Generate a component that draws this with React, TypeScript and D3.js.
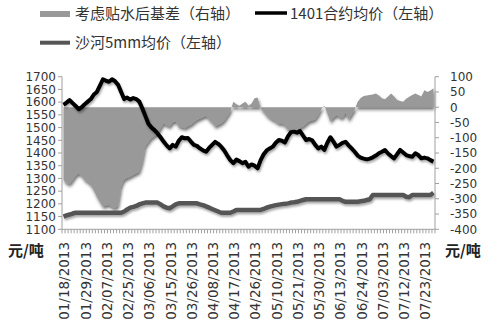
import React from "react";
import * as d3 from "d3";

const dates: string[] = [
  "01/18/2013","01/21/2013","01/22/2013","01/23/2013","01/24/2013","01/25/2013","01/28/2013","01/29/2013","01/30/2013","01/31/2013",
  "02/01/2013","02/04/2013","02/05/2013","02/06/2013","02/07/2013","02/08/2013","02/18/2013","02/19/2013","02/20/2013","02/21/2013","02/22/2013","02/25/2013","02/26/2013","02/27/2013","02/28/2013",
  "03/01/2013","03/04/2013","03/05/2013","03/06/2013","03/07/2013","03/08/2013","03/11/2013","03/12/2013","03/13/2013","03/14/2013","03/15/2013","03/18/2013","03/19/2013","03/20/2013","03/21/2013","03/22/2013","03/25/2013","03/26/2013","03/27/2013","03/28/2013","03/29/2013",
  "04/01/2013","04/02/2013","04/03/2013","04/08/2013","04/09/2013","04/10/2013","04/11/2013","04/12/2013","04/15/2013","04/16/2013","04/17/2013","04/18/2013","04/19/2013","04/22/2013","04/23/2013","04/24/2013","04/25/2013","04/26/2013",
  "05/02/2013","05/03/2013","05/06/2013","05/07/2013","05/08/2013","05/09/2013","05/10/2013","05/13/2013","05/14/2013","05/15/2013","05/16/2013","05/17/2013","05/20/2013","05/21/2013","05/22/2013","05/23/2013","05/24/2013","05/27/2013","05/28/2013","05/29/2013","05/30/2013","05/31/2013",
  "06/03/2013","06/04/2013","06/05/2013","06/06/2013","06/07/2013","06/13/2013","06/14/2013","06/17/2013","06/18/2013","06/19/2013","06/20/2013","06/21/2013","06/24/2013","06/25/2013","06/26/2013","06/27/2013","06/28/2013",
  "07/01/2013","07/02/2013","07/03/2013","07/04/2013","07/05/2013","07/08/2013","07/09/2013","07/10/2013","07/11/2013","07/12/2013","07/15/2013","07/16/2013","07/17/2013","07/18/2013","07/19/2013","07/22/2013","07/23/2013","07/24/2013","07/25/2013","07/26/2013",
];

// 1401合约均价（左轴）
const price1401: number[] = [
  1589,1598,1608,1596,1585,1572,1580,1592,1602,1612,
  1630,1640,1665,1690,1684,1680,1690,1682,1668,1640,
  1612,1618,1610,1616,1612,1602,1575,1545,1515,1500,
  1490,1477,1462,1445,1430,1418,1432,1425,1448,1462,
  1458,1459,1445,1432,1428,1418,1410,1405,1420,1432,
  1444,1436,1425,1410,1390,1372,1360,1374,1368,1360,
  1365,1346,1355,1350,1340,1372,1395,1410,1418,1425,
  1440,1451,1448,1441,1465,1482,1484,1480,1486,1468,
  1451,1455,1450,1432,1418,1425,1412,1440,1462,1445,
  1425,1432,1440,1444,1430,1418,1405,1390,1382,1378,
  1375,1378,1383,1390,1399,1405,1412,1398,1388,1379,
  1395,1412,1402,1392,1388,1385,1399,1392,1379,1382,
  1379,1372,1366,
];

// 沙河5mm均价（左轴）
const shahe5mm: number[] = [
  1150,1155,1158,1162,1165,1165,1165,1165,1165,1165,
  1165,1165,1165,1165,1165,1165,1165,1165,1165,1165,
  1170,1178,1185,1188,1192,1198,1202,1205,1205,1205,
  1205,1205,1198,1190,1185,1183,1190,1198,1202,1202,
  1202,1202,1202,1202,1202,1198,1195,1190,1185,1180,
  1175,1170,1165,1165,1165,1165,1170,1176,1176,1176,
  1176,1176,1176,1176,1176,1176,1180,1185,1189,1192,
  1195,1197,1199,1200,1202,1205,1206,1208,1212,1215,
  1218,1218,1218,1218,1218,1218,1218,1218,1218,1218,
  1218,1218,1212,1208,1208,1208,1208,1208,1210,1212,
  1215,1218,1235,1235,1235,1235,1235,1235,1235,1235,
  1235,1235,1235,1228,1226,1235,1235,1235,1235,1235,
  1235,1235,1244,
];

// 考虑贴水后基差（右轴）
const basis: number[] = [
  -239,-248,-252,-240,-225,-217,-225,-239,-245,-255,
  -272,-293,-310,-326,-322,-320,-328,-331,-322,-260,
  -238,-232,-228,-222,-217,-212,-180,-129,-115,-102,
  -95,-88,-70,-53,-60,-64,-50,-47,-64,-66,
  -69,-63,-58,-50,-42,-38,-33,-29,-40,-50,
  -63,-58,-53,-45,-30,-15,18,10,5,12,
  18,5,12,29,32,-5,-15,-28,-36,-42,
  -48,-55,-53,-60,-75,-72,-75,-73,-68,-64,
  -55,-47,-44,-40,-26,-7,5,-20,-47,-35,
  -26,-33,-36,-20,-42,-25,-9,18,30,37,
  38,40,42,45,38,29,26,35,45,35,
  24,20,18,28,34,40,45,40,35,56,
  50,55,62,
];

const leftTicks: number[] = [1100,1150,1200,1250,1300,1350,1400,1450,1500,1550,1600,1650,1700];
const rightTicks: number[] = [-400,-350,-300,-250,-200,-150,-100,-50,0,50,100];
const legendLabels: string[] = ["考虑贴水后基差（右轴）", "1401合约均价（左轴）", "沙河5mm均价（左轴）"];
const unitLabel = "元/吨";

export default function App() {
  const W = 500, H = 334;
  const x0 = 62, x1 = 435, yTop = 76.7, yBot = 229.3;
  const x = d3.scaleBand<string>().domain(dates).range([x0, x1]).padding(0);
  const bw = x.bandwidth();
  const cx = (i: number) => (x(dates[i]) as number) + bw / 2;
  const yL = d3.scaleLinear().domain([1100, 1700]).range([yBot, yTop]);
  const yR = d3.scaleLinear().domain([-400, 100]).range([yBot, yTop]);

  const area = d3.area<number>().x((_, i) => cx(i)).y0(yR(0)).y1((d) => yR(d));
  const lineL = d3.line<number>().x((_, i) => cx(i)).y((d) => yL(d));

  const axisColor = "#a0a0a0";
  const labelFont = "'DejaVu Sans', Verdana, sans-serif";
  const cjkFont = "'Noto Sans CJK SC', sans-serif";

  return (
    <svg width={W} height={H} style={{ position: "absolute", left: 0, top: 0, background: "#fff" }}>
      <defs>
        <filter id="shA" x="-5%" y="-10%" width="110%" height="130%">
          <feDropShadow dx="1" dy="2.5" stdDeviation="1.6" floodColor="#222" floodOpacity="0.65" />
        </filter>
        <filter id="shL" x="-5%" y="-10%" width="110%" height="130%">
          <feDropShadow dx="1" dy="2" stdDeviation="1.2" floodColor="#000" floodOpacity="0.35" />
        </filter>
      </defs>
      <rect x={0} y={0} width={W} height={H} fill="#fff" />

      {/* legend */}
      <rect x={40} y={11} width={30} height={6} fill="#999" />
      <text x={75} y={19} fontFamily={cjkFont} fontSize={15} fill="#333">{legendLabels[0]}</text>
      <line x1={255} x2={287} y1={13} y2={13} stroke="#000" strokeWidth={3.5} />
      <text x={290} y={19} fontFamily={cjkFont} fontSize={15} fill="#333">{legendLabels[1]}</text>
      <line x1={40} x2={70} y1={42.7} y2={42.7} stroke="#555" strokeWidth={4} />
      <text x={75} y={48} fontFamily={cjkFont} fontSize={15} fill="#333">{legendLabels[2]}</text>

      {/* series */}
      <path d={area(basis) || ""} fill="#999" filter="url(#shA)" />
      <path d={lineL(shahe5mm) || ""} fill="none" stroke="#555" strokeWidth={4.5} strokeLinejoin="round" filter="url(#shL)" />
      <path d={lineL(price1401) || ""} fill="none" stroke="#000" strokeWidth={4} strokeLinejoin="round" filter="url(#shL)" />

      {/* left axis */}
      <line x1={x0} x2={x0} y1={yTop} y2={yBot} stroke={axisColor} />
      {leftTicks.map((t) => (
        <g key={"l" + t}>
          <line x1={x0 - 4} x2={x0} y1={yL(t)} y2={yL(t)} stroke={axisColor} />
          <text x={56} y={yL(t)} dy="0.36em" textAnchor="end" fontFamily={labelFont} fontSize={12} fill="#333">{t}</text>
        </g>
      ))}

      {/* right axis */}
      <line x1={x1} x2={x1} y1={yTop} y2={yBot} stroke={axisColor} />
      {rightTicks.map((t) => (
        <g key={"r" + t}>
          <line x1={x1} x2={x1 + 4} y1={yR(t)} y2={yR(t)} stroke={axisColor} />
          <text x={450} y={yR(t)} dy="0.36em" textAnchor="start" fontFamily={labelFont} fontSize={12} fill="#333">{t}</text>
        </g>
      ))}

      {/* bottom axis */}
      <line x1={x0} x2={x1} y1={yBot} y2={yBot} stroke={axisColor} />
      {dates.map((d, i) => (
        <line key={"t" + i} x1={x(d) as number} x2={x(d) as number} y1={yBot} y2={yBot + 4} stroke={axisColor} />
      ))}
      <line x1={x1} x2={x1} y1={yBot} y2={yBot + 4} stroke={axisColor} />
      {dates.map((d, i) =>
        i % 7 === 0 ? (
          <text
            key={"x" + i}
            transform={`translate(${cx(i) + 1},${242}) rotate(-90)`}
            dy="0.36em"
            textAnchor="end"
            fontFamily={labelFont}
            fontSize={13.5}
            fill="#333"
          >
            {d}
          </text>
        ) : null
      )}

      {/* units */}
      <text x={8} y={256} fontFamily={cjkFont} fontSize={15} fontWeight="bold" fill="#222">{unitLabel}</text>
      <text x={445} y={256} fontFamily={cjkFont} fontSize={15} fontWeight="bold" fill="#222">{unitLabel}</text>
    </svg>
  );
}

________________________________________

*What you have to do*. Reproduce exactly the run of lines that opens the listing and closes with the line holding "import * as". Pictures are excluded.

*Solution to this exercise*.
Generate a component that draws this with React, TypeScript and D3.js.
import React from "react";
import * as d3 from "d3";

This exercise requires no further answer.